Day-Ahead Electricity Price Forecasting for Volatile Markets Using Foundation Models with Regularization Strategy
Kritchanat Ponyuenyong, Pengyu Tu, Jia Wei Tan, Wei Soon Cheong, Jamie Ng Suat Ling, Lianlian Jiang
TL;DR
The paper addresses day-ahead electricity price forecasting in volatile markets, where spikes and nonlinear dynamics hinder traditional models. It proposes a spike-regularization framework STL-KF and evaluates a broad set of Time Series Foundation Models (TSFMs) against ARIMA, LSTM, CNN-LSTM, and PatchTST using Singapore half-hourly data with exogenous weather and calendar features.
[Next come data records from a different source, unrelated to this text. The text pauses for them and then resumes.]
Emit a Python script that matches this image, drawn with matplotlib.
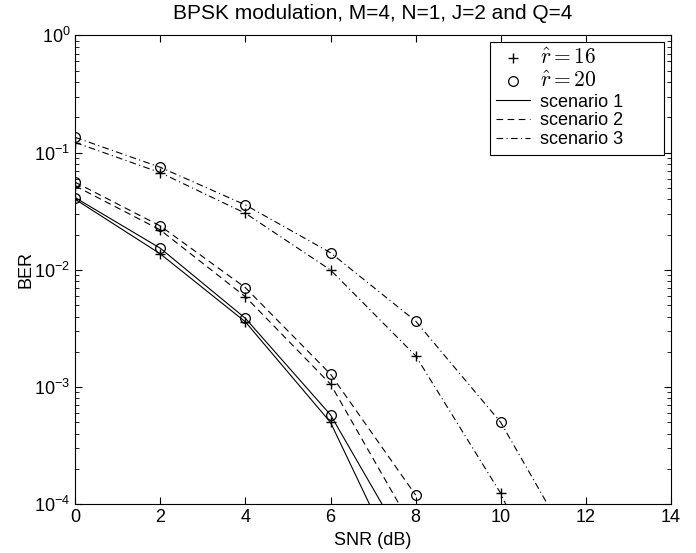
import matplotlib
matplotlib.use('Agg')
import matplotlib.pyplot as plt
from matplotlib.lines import Line2D

plt.rcParams['font.family'] = ['Liberation Sans', 'DejaVu Sans']
plt.rcParams['mathtext.fontset'] = 'cm'

# SNR in dB
snr = [0, 2, 4, 6, 8, 10, 12]

# BER, scenario 1 (letzter Punkt liegt unter der Achse)
s1_r16 = [0.040, 0.0137, 0.0036, 5.0e-4, 1.5e-5]
s1_r20 = [0.0413, 0.0153, 0.00386, 5.8e-4, 3.2e-5]
# scenario 2
s2_r16 = [0.052, 0.0219, 0.0059, 0.00106, 5.7e-5]
s2_r20 = [0.0559, 0.0237, 0.00705, 0.00129, 1.2e-4]
# scenario 3
s3_r16 = [0.122, 0.0675, 0.0304, 0.00998, 0.00185, 1.24e-4, 3.4e-6]
s3_r20 = [0.135, 0.075, 0.0358, 0.0140, 0.00366, 5.0e-4, 2.7e-5]

fig = plt.figure(figsize=(6.96, 5.53), dpi=100)
ax = fig.add_axes([0.108, 0.088, 0.856, 0.848])

lw = 0.8
dash = (0, (6, 4))
dashdot = (0, (6, 3, 1, 3))
ax.semilogy(snr[:5], s1_r16, 'k-', marker='+', lw=lw, ms=7, mew=1)
ax.semilogy(snr[:5], s1_r20, 'k-', marker='o', mfc='none', lw=lw, ms=7, mew=0.9)
ax.semilogy(snr[:5], s2_r16, 'k', ls=dash, marker='+', lw=lw, ms=7, mew=1)
ax.semilogy(snr[:5], s2_r20, 'k', ls=dash, marker='o', mfc='none', lw=lw, ms=7, mew=0.9)
ax.semilogy(snr, s3_r16, 'k', ls=dashdot, marker='+', lw=lw, ms=7, mew=1)
ax.semilogy(snr, s3_r20, 'k', ls=dashdot, marker='o', mfc='none', lw=lw, ms=7, mew=0.9)

ax.set_xlim(0, 14)
ax.set_ylim(1e-4, 1)
ax.set_xticks(range(0, 15, 2))
ax.tick_params(which='both', direction='in', top=True, right=True, labelsize=13)
ax.tick_params(which='major', length=5)
ax.tick_params(which='minor', length=3)
for s in ax.spines.values():
    s.set_linewidth(0.8)

ax.set_title('BPSK modulation, M=4, N=1, J=2 and Q=4', fontsize=15, pad=12)
ax.set_xlabel('SNR (dB)', fontsize=13, labelpad=4)
ax.set_ylabel('BER', fontsize=13, labelpad=0)

handles = [
    Line2D([], [], color='k', ls='none', marker='+', ms=7, mew=1),
    Line2D([], [], color='k', ls='none', marker='o', mfc='none', ms=7, mew=0.9),
    Line2D([], [], color='k', ls='-', lw=lw),
    Line2D([], [], color='k', ls=dash, lw=lw),
    Line2D([], [], color='k', ls=dashdot, lw=lw),
]
labels = [r'$\hat{r}=16$', r'$\hat{r}=20$', 'scenario 1', 'scenario 2', 'scenario 3']
leg = ax.legend(handles, labels, loc='upper left', bbox_to_anchor=(0.696, 0.7515, 0.292, 0.235),
                mode='expand', fontsize=13, fancybox=False, edgecolor='k', framealpha=1,
                borderaxespad=0, handlelength=1.9, labelspacing=0.1, borderpad=0.35,
                handletextpad=0.55)
leg.get_frame().set_linewidth(0.8)
for t in leg.get_texts()[:2]:
    t.set_fontsize(15.5)

fig.savefig('out.png', dpi=100)
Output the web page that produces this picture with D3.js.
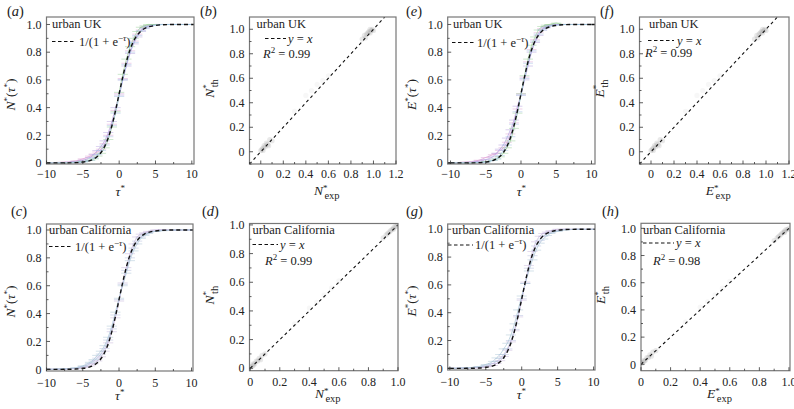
<!DOCTYPE html>
<html><head><meta charset="utf-8">
<script src="https://cdn.jsdelivr.net/npm/d3@7"></script>
<style>body{margin:0;background:#fff}svg{display:block}</style>
</head><body><svg id="c" width="794" height="409"></svg>
<script>
// ---------- data ----------
const tauGrid = [-10,-8,-6,-5,-4,-3.5,-3,-2.5,-2,-1.5,-1,-0.5,0,0.5,1,1.5,2,2.5,3,3.5,4,5,6,8,10];
const logisticVals = [0.000,0.000,0.002,0.007,0.018,0.029,0.047,0.076,0.119,0.182,0.269,0.378,0.500,0.622,0.731,0.818,0.881,0.924,0.953,0.971,0.982,0.993,0.998,1.000,1.000];

const ukN_pink   = [0.00,0.005,0.015,0.03,0.05,0.065,0.08,0.10,0.14,0.20,0.28,0.38,0.50,0.61,0.72,0.81,0.88,0.93,0.96,0.98,0.99,1.00,1.00,1.00,1.00];
const ukN_purple = [0.00,0.003,0.01,0.02,0.04,0.06,0.09,0.12,0.16,0.22,0.30,0.40,0.49,0.60,0.70,0.79,0.86,0.91,0.95,0.975,0.99,1.00,1.00,1.00,1.00];
const ukN_green  = [0.00,0.00,0.005,0.01,0.02,0.03,0.05,0.07,0.11,0.17,0.26,0.37,0.51,0.64,0.75,0.84,0.90,0.95,0.98,0.99,1.00,1.00,1.00,1.00,1.00];
const ukN_blue   = [0.00,0.00,0.003,0.008,0.02,0.035,0.06,0.09,0.13,0.19,0.27,0.36,0.48,0.60,0.71,0.80,0.87,0.92,0.955,0.97,0.985,0.995,1.00,1.00,1.00];

const ukE_pink   = [0.00,0.006,0.02,0.04,0.06,0.07,0.09,0.11,0.15,0.21,0.29,0.39,0.50,0.62,0.73,0.82,0.89,0.94,0.97,0.985,0.995,1.00,1.00,1.00,1.00];
const ukE_purple = [0.00,0.004,0.012,0.025,0.045,0.07,0.10,0.13,0.18,0.24,0.31,0.41,0.49,0.60,0.70,0.80,0.87,0.92,0.96,0.98,0.99,1.00,1.00,1.00,1.00];
const ukE_green  = [0.00,0.00,0.004,0.01,0.02,0.03,0.045,0.07,0.11,0.16,0.25,0.36,0.50,0.63,0.75,0.85,0.91,0.96,0.985,0.995,1.00,1.01,1.00,1.00,1.00];
const ukE_blue   = [0.00,0.00,0.003,0.007,0.018,0.03,0.055,0.09,0.13,0.19,0.28,0.37,0.49,0.61,0.72,0.81,0.88,0.93,0.96,0.975,0.99,0.995,1.00,1.00,1.00];

const caN_a = [0.00,0.002,0.008,0.02,0.04,0.06,0.08,0.11,0.15,0.21,0.29,0.39,0.50,0.61,0.71,0.80,0.87,0.92,0.95,0.97,0.98,0.99,1.00,1.00,1.00];
const caN_b = [0.00,0.001,0.005,0.012,0.025,0.04,0.06,0.09,0.13,0.19,0.27,0.37,0.49,0.62,0.73,0.83,0.90,0.95,0.97,0.98,0.99,1.00,1.00,1.00,1.00];
const caN_c = [0.00,0.003,0.01,0.025,0.05,0.07,0.10,0.13,0.17,0.23,0.31,0.41,0.51,0.60,0.69,0.78,0.85,0.90,0.94,0.96,0.975,0.99,0.995,1.00,1.00];

const caE_a = [0.00,0.002,0.008,0.018,0.035,0.05,0.07,0.10,0.14,0.20,0.28,0.38,0.50,0.61,0.72,0.81,0.88,0.92,0.95,0.97,0.98,0.99,1.00,1.00,1.00];
const caE_b = [0.00,0.001,0.004,0.01,0.02,0.035,0.055,0.085,0.13,0.19,0.27,0.37,0.49,0.62,0.74,0.84,0.91,0.95,0.97,0.98,0.99,1.00,1.00,1.00,1.00];
const caE_c = [0.00,0.003,0.012,0.028,0.05,0.075,0.10,0.14,0.18,0.24,0.32,0.42,0.52,0.61,0.70,0.78,0.85,0.90,0.93,0.955,0.97,0.985,0.995,1.00,1.00];

const scatExp = [0.00,0.01,0.02,0.02,0.03,0.04,0.05,0.06,0.07,0.08,0.10,0.30,0.40,0.45,0.50,0.55,0.60,0.90,0.92,0.93,0.94,0.95,0.96,0.97,0.97,0.98,0.99,1.00];
const scatThUK = [0.01,0.02,0.01,0.03,0.05,0.04,0.07,0.06,0.05,0.10,0.09,0.33,0.46,0.50,0.55,0.58,0.62,0.92,0.95,0.93,0.96,0.97,0.98,0.97,1.00,0.99,1.00,0.99];
const scatThCA = [0.01,0.01,0.02,0.03,0.03,0.05,0.05,0.07,0.06,0.09,0.10,0.31,0.42,0.46,0.51,0.56,0.61,0.91,0.93,0.94,0.95,0.96,0.97,0.98,0.97,0.99,0.99,1.00];

const curveTicks = [-10,-5,0,5,10];
const unitTicks = [0,0.2,0.4,0.6,0.8,1.0];
const wideTicks = [0,0.2,0.4,0.6,0.8,1.0,1.2];

const colPink="#e0a0d4", colPurple="#b4a0e0", colGreen="#98d098", colBlue="#a0c0e6", colCA1="#b4bce0", colCA2="#c6b4dc", colCA3="#a8c4d6";

// ---------- panels ----------
const panels = [
 {id:"a",type:"curve",box:[46.5,194,17,164],xd:[-10,10.3],yd:[-0.007,1.054],letter:[7,16],sym:"N",region:"urban UK",
  series:[[ukN_pink,colPink],[ukN_purple,colPurple],[ukN_green,colGreen],[ukN_blue,colBlue]],leg:{x:52,y:28,ly:41.5,l1:52,l2:75,tx:79}},
 {id:"b",type:"scatter",box:[249.5,396,17,164],xd:[-0.1,1.2],yd:[-0.1,1.1],xt:wideTicks,diag:[-0.1,1.1],letter:[200,16],sym:"N",region:"urban UK",th:scatThUK,r2:"0.99",
  leg:{x:256.5,y:28,ly:38.5,l1:265,l2:286,tx:288,rx:263,ry:58}},
 {id:"c",type:"curve",box:[46.5,193,224,371],xd:[-10,10.2],yd:[-0.012,1.043],letter:[11,216],sym:"N",region:"urban California",
  series:[[caN_a,colCA1],[caN_b,colCA2],[caN_c,colCA3]],leg:{x:49,y:234,ly:246.5,l1:49,l2:72,tx:75}},
 {id:"d",type:"scatter",box:[249.5,398,223.5,370.7],xd:[-0.005,1.0],yd:[-0.017,1.01],xt:unitTicks,diag:[0,1],letter:[202,216],sym:"N",region:"urban California",th:scatThCA,r2:"0.99",
  leg:{x:252.5,y:234,ly:244.5,l1:252.5,l2:278,tx:280,rx:265,ry:265}},
 {id:"e",type:"curve",box:[447.7,595,17,164],xd:[-10.4,10.5],yd:[-0.007,1.054],letter:[406,16],sym:"E",region:"urban UK",
  series:[[ukE_pink,colPink],[ukE_purple,colPurple],[ukE_green,colGreen],[ukE_blue,colBlue]],leg:{x:453,y:28,ly:42.5,l1:452,l2:474,tx:477}},
 {id:"f",type:"scatter",box:[639.5,789,17,164],xd:[-0.1,1.2],yd:[-0.1,1.1],xt:wideTicks,diag:[-0.1,1.1],letter:[600,16],sym:"E",region:"urban UK",th:scatThUK,r2:"0.99",
  leg:{x:649,y:28,ly:40.5,l1:648,l2:674,tx:677,rx:645,ry:57}},
 {id:"g",type:"curve",box:[447.7,595,224,370],xd:[-10.3,10.2],yd:[-0.012,1.038],letter:[406,216],sym:"E",region:"urban California",
  series:[[caE_a,colCA1],[caE_b,colCA2],[caE_c,colCA3]],leg:{x:452,y:234,ly:245,l1:448,l2:473,tx:475}},
 {id:"h",type:"scatter",box:[641,790,223.3,370.7],xd:[0,1.007],yd:[-0.047,1.037],xt:unitTicks,diag:[0,1],letter:[602,216],sym:"E",region:"urban California",th:scatThCA,r2:"0.98",
  leg:{x:643,y:234,ly:243,l1:643,l2:674,tx:676,rx:653,ry:265}}
];

const svg = d3.select("#c");
const fmtY = d => d===0 ? "0" : d3.format(".1f")(d);
const fmtX = d => d3.format("d")(d);
const FS = 12;

function symLabel(g, x, y, sym, kind, rotate) {
  const t = g.append("text").attr("font-size",13.5)
    .attr("transform", rotate ? `translate(${x},${y}) rotate(-90)` : `translate(${x},${y})`)
    .attr("text-anchor","middle");
  t.append("tspan").attr("font-style","italic").text(sym);
  if (kind==="tau") {
    t.append("tspan").attr("font-size",9).attr("dy",-5).text("*");
    t.append("tspan").attr("dy",5).text("(");
    t.append("tspan").attr("font-style","italic").text("τ");
    t.append("tspan").attr("font-size",9).attr("dy",-5).text("*");
    t.append("tspan").attr("dy",5).text(")");
  } else {
    t.append("tspan").attr("font-size",9).attr("dy",-4.5).text("*");
    t.append("tspan").attr("font-size",10.5).attr("dx",-3).attr("dy",8.5).text(kind);
  }
}

panels.forEach(p => {
  const [x0,x1,y0,y1] = p.box;
  const top = y0 < 100;
  const xs = d3.scaleLinear().domain(p.xd).range([x0,x1]);
  const ys = d3.scaleLinear().domain(p.yd).range([y1,y0]);
  const g = svg.append("g");
  const clipId = "clip"+p.id;
  g.append("clipPath").attr("id",clipId).append("rect").attr("x",x0).attr("y",y0).attr("width",x1-x0).attr("height",y1-y0);
  const plot = g.append("g").attr("clip-path",`url(#${clipId})`);

  if (p.type==="curve") {
    const line = d3.line().x((d,i)=>xs(tauGrid[i])).y(d=>ys(d)).curve(d3.curveMonotoneX);
    p.series.forEach(([vals,col]) => {
      plot.append("path").attr("d",line(vals)).attr("fill","none").attr("stroke",col).attr("stroke-width",0.9).attr("opacity",0.8);
      plot.selectAll(null).data(vals).enter().append("line")
        .attr("x1",(d,i)=>xs(tauGrid[i]-0.7)).attr("x2",(d,i)=>xs(tauGrid[i]+0.7))
        .attr("y1",d=>ys(d)).attr("y2",d=>ys(d)).attr("stroke",col).attr("stroke-width",0.8).attr("opacity",0.6);
    });
    const logi = d3.line().x((d,i)=>xs(tauGrid[i])).y(d=>ys(d)).curve(d3.curveMonotoneX);
    const dash = {stroke:"#111","stroke-width":1.4,"stroke-dasharray":"4,3"};
    const pth = plot.append("path").attr("d",logi(logisticVals)).attr("fill","none");
    const l1 = plot.append("line").attr("x1",x0).attr("x2",xs(-10)).attr("y1",ys(0)).attr("y2",ys(0));
    const l2 = plot.append("line").attr("x1",xs(10)).attr("x2",x1).attr("y1",ys(1)).attr("y2",ys(1));
    [pth,l1,l2].forEach(s=>Object.entries(dash).forEach(([k,v])=>s.attr(k,v)));
  } else {
    plot.selectAll(null).data(scatExp).enter().append("circle")
      .attr("cx",d=>xs(d)).attr("cy",(d,i)=>ys(p.th[i])).attr("r",2.6)
      .attr("fill","#9a9a9a").attr("opacity",(d)=> (d>0.2&&d<0.8)?0.08:0.22);
    plot.append("line").attr("x1",xs(p.diag[0])).attr("y1",ys(p.diag[0])).attr("x2",xs(p.diag[1])).attr("y2",ys(p.diag[1]))
      .attr("stroke","#111").attr("stroke-width",1.1).attr("stroke-dasharray","3,3");
  }

  g.append("rect").attr("x",x0).attr("y",y0).attr("width",x1-x0).attr("height",y1-y0).attr("fill","none").attr("stroke","#777").attr("stroke-width",1.2);

  const xt = p.type==="curve" ? curveTicks : p.xt;
  const xMinor = p.type==="curve" ? d3.range(-10,10.5,2.5).filter(v=>v%5!==0) : d3.range(-0.1,1.25,0.1).filter(v=>Math.abs(Math.round(v*5)-v*5)>0.1);
  const yMinor = d3.range(0.1,1.05,0.2).concat(p.yd[0]<-0.05?[-0.1]:[]);
  const tickG = g.append("g").attr("stroke","#333").attr("stroke-width",0.8);
  xt.forEach(v=>{ tickG.append("line").attr("x1",xs(v)).attr("x2",xs(v)).attr("y1",y1).attr("y2",y1-3.5); });
  xMinor.forEach(v=>{ if(v>=p.xd[0]&&v<=p.xd[1]) tickG.append("line").attr("x1",xs(v)).attr("x2",xs(v)).attr("y1",y1).attr("y2",y1-2); });
  unitTicks.forEach(v=>{ tickG.append("line").attr("x1",x0).attr("x2",x0+3.5).attr("y1",ys(v)).attr("y2",ys(v)); });
  yMinor.forEach(v=>{ tickG.append("line").attr("x1",x0).attr("x2",x0+2).attr("y1",ys(v)).attr("y2",ys(v)); });

  const tkOff = top ? 14 : 15.5;
  g.selectAll(null).data(xt).enter().append("text").attr("font-size",FS).attr("text-anchor","middle")
    .attr("x",d=>xs(d)).attr("y",y1+tkOff).text(p.type==="curve"?fmtX:fmtY);
  g.selectAll(null).data(unitTicks).enter().append("text").attr("font-size",FS).attr("text-anchor","end")
    .attr("x",x0-5).attr("y",d=>ys(d)).attr("dy","0.35em").text(fmtY);

  const lt = g.append("text").attr("font-size",14.5).attr("x",p.letter[0]).attr("y",p.letter[1]);
  lt.append("tspan").text("(");
  lt.append("tspan").attr("font-style","italic").text(p.id);
  lt.append("tspan").text(")");

  const cx = (x0+x1)/2;
  const xlOff = top ? 32 : 28.5;
  if (p.type==="curve") {
    const xl = g.append("text").attr("font-size",13.5).attr("text-anchor","middle").attr("x",cx).attr("y",y1+xlOff);
    xl.append("tspan").attr("font-style","italic").text("τ");
    xl.append("tspan").attr("font-size",9).attr("dy",-5).text("*");
    symLabel(g, x0-32, (y0+y1)/2+4, p.sym, "tau", true);
  } else {
    symLabel(g, cx+4, y1+xlOff-1, p.sym, "exp", false);
    symLabel(g, x0-36, (y0+y1)/2-2, p.sym, "th", true);
  }

  const L = p.leg;
  g.append("text").attr("font-size",12.5).attr("x",L.x).attr("y",L.y).text(p.region);
  g.append("line").attr("x1",L.l1).attr("x2",L.l2).attr("y1",L.ly).attr("y2",L.ly).attr("stroke","#111").attr("stroke-width",1.2).attr("stroke-dasharray","3.5,2.5");
  if (p.type==="curve") {
    const t = g.append("text").attr("font-size",12.5).attr("x",L.tx).attr("y",L.ly+4);
    t.append("tspan").text("1/(1 + e");
    t.append("tspan").attr("font-size",9).attr("dy",-5).text("−");
    t.append("tspan").attr("font-size",9).attr("font-style","italic").text("τ");
    t.append("tspan").attr("dy",5).text(")");
  } else {
    const t = g.append("text").attr("font-size",12.5).attr("x",L.tx).attr("y",L.ly+4);
    t.append("tspan").attr("font-style","italic").text("y");
    t.append("tspan").text(" = ");
    t.append("tspan").attr("font-style","italic").text("x");
    const r = g.append("text").attr("font-size",12.5).attr("x",L.rx).attr("y",L.ry);
    r.append("tspan").attr("font-style","italic").text("R");
    r.append("tspan").attr("font-size",9).attr("dy",-5).text("2");
    r.append("tspan").attr("dy",5).text(" = "+p.r2);
  }
});
svg.selectAll("text").attr("font-family","Liberation Serif").attr("fill","#222");
</script></body></html>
Results show TSFMs consistently outperform baselines, with TTMs in multivariate fine-tuning delivering the best accuracy and regularization further boosting robustness. The work provides practical guidance for deploying TSFMs in high-volatility EPF settings and suggests directions for extending the approach to other markets and probabilistic forecasting.
Abstract
Electricity price forecasting (EPF) is essential for energy markets stakeholders (e.g. grid operators, energy traders, policymakers) but remains challenging due to the inherent volatility and nonlinearity of price signals. Traditional statistical and deep learning (DL) models often struggle to capture complex temporal dependencies and integrate heterogeneous data effectively. While time series foundation models (TSFMs) have shown strong performance in general time series forecasting tasks, such as traffic forecasting and weather forecasting. However, their effectiveness in day-ahead EPF, particularly in volatile markets, remains underexplored. This paper presents a spike regularization strategy and evaluates a wide range of TSFMs, including Tiny Time Mixers (TTMs), MOIRAI, MOMENT, and TimesFM, against traditional statistical and DL models such as Autoregressive Integrated Moving Average (ARIMA), Long-short Term Memory (LSTM), and Convolutional Neural Network - LSTM (CNN-LSTM) using half-hourly wholesale market data with volatile trends in Singapore. Exogenous factors (e.g. weather and calendar variables) are also incorporated into models where applicable. Results demonstrate that TSFMs consistently outperform traditional approaches, achieving up to 37.4% improvement in MAPE across various evaluation settings. The findings offer practical guidance for improving forecast accuracy and decision-making in volatile electricity markets.